This is crunch time for school districts across our area to come up with their COVID back to school plans. Whether it’s online, in-person, or a combination or both, it’s a challenging process. The clock is ticking and some districts are further along than others.
11 Investigates got an exclusive tour of changes being made at the Montour School District in Kennedy Township. A back-to-school survey sent to families in the community showed that 85-percent want kid to go back to the classroom, so the district is converting all its buildings to make them COVID ready.
Nicole Lugaila is a Montour parent with two boys in 3rd and 5th grades. She says they’re ready to go back.
“My kids want to come back. They’re tired of mom being teacher and being there with them 24/7,” she said.
Montour Mom Rachael Hoy has three kids-- in 3rd, 4th and 11th grades. She wants her kids to go back to class, too—for both academic and socialization reasons.
“There’s more than just academics when it comes to school,” she said. “They’ll get to be around their friends, just some normalcy in their life.”
Montour Superintendent Dr. Chris Stone says the district received $450,000 in grant money from the federal CARES Act, and they’re using that money to offset costs to buy new supplies and equipment for COVID mitigation.
“We revamped cleaning procedures from A to Z,” Stone said. “Making sure we clean the classrooms and high touch frequency areas on a regular basis, every day, multiple times throughout the day.”
With a new and intensified effort on daily cleaning measures, the district purchased sanitizing sprayers and fog machines to disinfect classrooms.
The district also purchased face masks and even face shields for every student.
“In the event where they’re in the classroom and they prefer to switch from the mask to the face shield, they can do that,” he said.
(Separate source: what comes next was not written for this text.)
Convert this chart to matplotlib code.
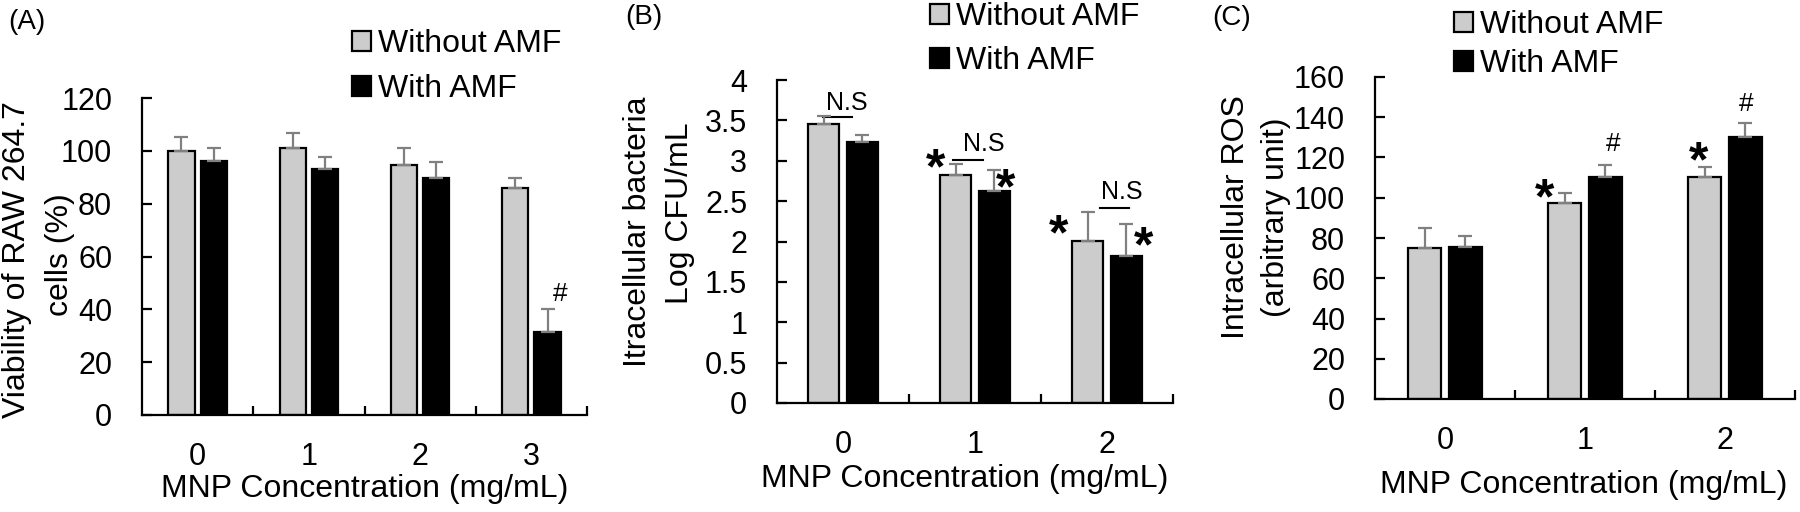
import numpy as np
import matplotlib
matplotlib.use("Agg")
import matplotlib.pyplot as plt

plt.rcParams["font.family"] = ["Liberation Sans", "DejaVu Sans"]

# (A) cell viability
conc_a = ["0", "1", "2", "3"]
viab_without = [100, 101, 94.8, 85.8]
viab_without_err = [5.3, 5.9, 6.4, 4.0]
viab_with = [96.3, 93, 89.8, 31.5]
viab_with_err = [4.7, 4.5, 6.1, 8.5]

# (B) intracellular bacteria
conc_b = ["0", "1", "2"]
cfu_without = [3.46, 2.82, 2.01]
cfu_without_err = [0.09, 0.14, 0.36]
cfu_with = [3.23, 2.62, 1.82]
cfu_with_err = [0.09, 0.26, 0.40]

# (C) intracellular ROS
conc_c = ["0", "1", "2"]
ros_without = [75.2, 97.4, 110.3]
ros_without_err = [9.9, 5.0, 5.0]
ros_with = [75.4, 110.3, 130.2]
ros_with_err = [5.6, 6.0, 6.8]

# significance marks: (category, offset, value)
hash_a = [(3, 0.26, 46.6)]
star_b = [(1, -0.30, 2.98), (1, 0.23, 2.74), (2, -0.37, 2.17), (2, 0.28, 2.02)]
# N.S bracket: (category, x0, x1, line value, text offset, text value)
ns_b = [(0, -0.15, 0.07, 3.54, 0.03, 3.75),
        (1, -0.165, 0.06, 3.01, 0.065, 3.24),
        (2, -0.05, 0.17, 2.41, 0.11, 2.64)]
star_c = [(1, -0.286, 103), (2, -0.19, 121)]
hash_c = [(1, 0.20, 127.7), (2, 0.15, 147.6)]

GRAY = "#cccccc"
ERR = "#808080"
W = 0.235
OFF = 0.145

fig = plt.figure(figsize=(18, 5.12), dpi=100)


def panel(rect, cats, a, aerr, b, berr, ymax, ystep, ylines, xlab_xy,
          leg_xy, leg_space, tag, tag_xy):
    ax = fig.add_axes(rect)
    x = np.arange(len(cats)) + 0.5
    kw = dict(width=W, edgecolor="black", linewidth=1.6, zorder=2)
    ekw = dict(ecolor=ERR, elinewidth=1.6, capsize=4.7, capthick=1.6)
    ax.bar(x - OFF, a, color=GRAY, label="Without AMF",
           yerr=[np.zeros(len(a)), aerr], error_kw=ekw, **kw)
    ax.bar(x + OFF, b, color="black", label="With AMF",
           yerr=[np.zeros(len(b)), berr], error_kw=ekw, **kw)

    ax.set_xlim(0, len(cats))
    ax.set_ylim(0, ymax)
    ax.set_xticks(x)
    ax.set_xticklabels(cats)
    ax.set_xticks(np.arange(1, len(cats) + 1), minor=True)
    ax.tick_params(axis="x", which="major", length=0, pad=19.5, labelsize=22)
    ax.tick_params(axis="x", which="minor", direction="in", length=6.5, width=1.6)
    yt = np.arange(0, ymax + ystep / 2, ystep)
    ax.set_yticks(yt)
    ax.set_yticklabels([f"{v:g}" for v in yt])
    ax.tick_params(axis="y", direction="in", length=7, width=1.6, pad=21.5,
                   labelsize=22)
    for s in ["top", "right"]:
        ax.spines[s].set_visible(False)
    for s in ["left", "bottom"]:
        ax.spines[s].set_linewidth(1.6)

    # two-line y label, each line placed where it sits in the original
    for txt, lx, ly in ylines:
        ax.text(lx, ly, txt, transform=ax.transAxes, rotation=90,
                ha="center", va="center", fontsize=23)
    ax.set_xlabel("MNP Concentration (mg/mL)", fontsize=23)
    ax.xaxis.set_label_coords(*xlab_xy)

    ax.legend(loc="center left", bbox_to_anchor=leg_xy,
              bbox_transform=fig.transFigure, frameon=False, fontsize=23,
              handlelength=0.6, handleheight=0.6, handletextpad=0.2,
              labelspacing=leg_space, borderpad=0, borderaxespad=0)
    fig.text(tag_xy[0], tag_xy[1], tag, fontsize=20, ha="center", va="center")
    return ax


def mark(ax, s, cx, y, size, dy, bold=False):
    ax.annotate(s, (cx, y), xytext=(0, dy), textcoords="offset points",
                ha="center", va="center", fontsize=size,
                fontweight="bold" if bold else "normal")


ax_a = panel([142 / 1800, 1 - 415 / 512, 445 / 1800, 317 / 512], conc_a,
             viab_without, viab_without_err, viab_with, viab_with_err,
             120, 20,
             [("Viability of RAW 264.7", -0.281, 0.49), ("cells (%)", -0.184, 0.505)],
             (0.5, -0.186), (352 / 1800, 1 - 66.5 / 512), 0.47, "(A)",
             (27 / 1800, 1 - 22 / 512))
for c, o, v in hash_a:
    mark(ax_a, "#", c + 0.5 + o, v, 19, -1.6)

ax_b = panel([777 / 1800, 1 - 403 / 512, 396 / 1800, 323 / 512], conc_b,
             cfu_without, cfu_without_err, cfu_with, cfu_with_err,
             4, 0.5,
             [("Itracellular bacteria", -0.35, 0.53), ("Log CFU/mL", -0.245, 0.588)],
             (0.473, -0.189), (930 / 1800, 1 - 39 / 512), 0.44, "(B)",
             (644 / 1800, 1 - 17 / 512))
for c, o, v in star_b:
    mark(ax_b, "*", c + 0.5 + o, v, 36, -6, bold=True)
for c, x0, x1, v, to, tv in ns_b:
    ax_b.plot([c + 0.5 + x0, c + 0.5 + x1], [v, v], color="black", lw=1.5)
    mark(ax_b, "N.S", c + 0.5 + to, tv, 18, -1.7)

ax_c = panel([1375 / 1800, 1 - 399 / 512, 420 / 1800, 322 / 512], conc_c,
             ros_without, ros_without_err, ros_with, ros_with_err,
             160, 20,
             [("Intracellular ROS", -0.332, 0.565), ("(arbitrary unit)", -0.236, 0.565)],
             (0.496, -0.22), (1454 / 1800, 1 - 44.5 / 512), 0.28, "(C)",
             (1232 / 1800, 1 - 18 / 512))
for c, o, v in star_c:
    mark(ax_c, "*", c + 0.5 + o, v, 36, -6, bold=True)
for c, o, v in hash_c:
    mark(ax_c, "#", c + 0.5 + o, v, 19, -1.6)

fig.savefig("out.png", dpi=100)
Strict social distancing measures will be in place when classes resume August 25th-- with desks at least 4 to 5 feet apart, hallway traffic direction controlled, elementary students eating lunches in their classrooms, and middle/high school students eating on a staggered schedule in the cafeteria and other areas.
Other safety measures include daily temperature checks for everyone entering the buildings, converting water fountains to bottle refill stations only, and placing mobile, no-touch hand sanitizing units in all common areas and classrooms.
“”We want to make sure that when the kids come through the building parents trust us to keep them safe,” Stone said.
The district is also asking parents to drive kids to school if possible, to reduce the number of students on school buses. For the first time, juniors and seniors will also be allowed to drive themselves to school if they can and want to.
“We had about 30-percent of families respond, so far, to say they will drive each day, so we don’t anticipate needing extra buses,” Stone said. For those who do take the bus, mandatory masks will be required.
For the 15-percent of families who indicated they’re not comfortable having kids come back to the classroom yet, Montour has purchased web-cameras to provide live video-streaming direct from a child’s classroom.
Montour’s Director of Operations and Technology Darryl Yonkers demonstrated how it would work for 11 Investigates’ Angie Moreschi. A camera is set up at the front of the classroom and pointed at the teacher. Using Google Classroom, the teacher can see a gallery of students joining in from home. The kids will be able to participate in real time and can even ask the teacher questions.
“They can also screen share,” Yonkers said. “Write things, present things,” he demonstrated, writing the word “test” on the white board.
In addition to attending school in-person or through live-streams, students can also choose an all-cyber option, if they prefer to learn at their own pace.
Montour will hold three Virtual Town Hall meetings to discuss the options with parents on July 28, 29, and 30th at 7pm.
The district is asking families to make their final choices on whether kids will attend in-class or remotely, by early August.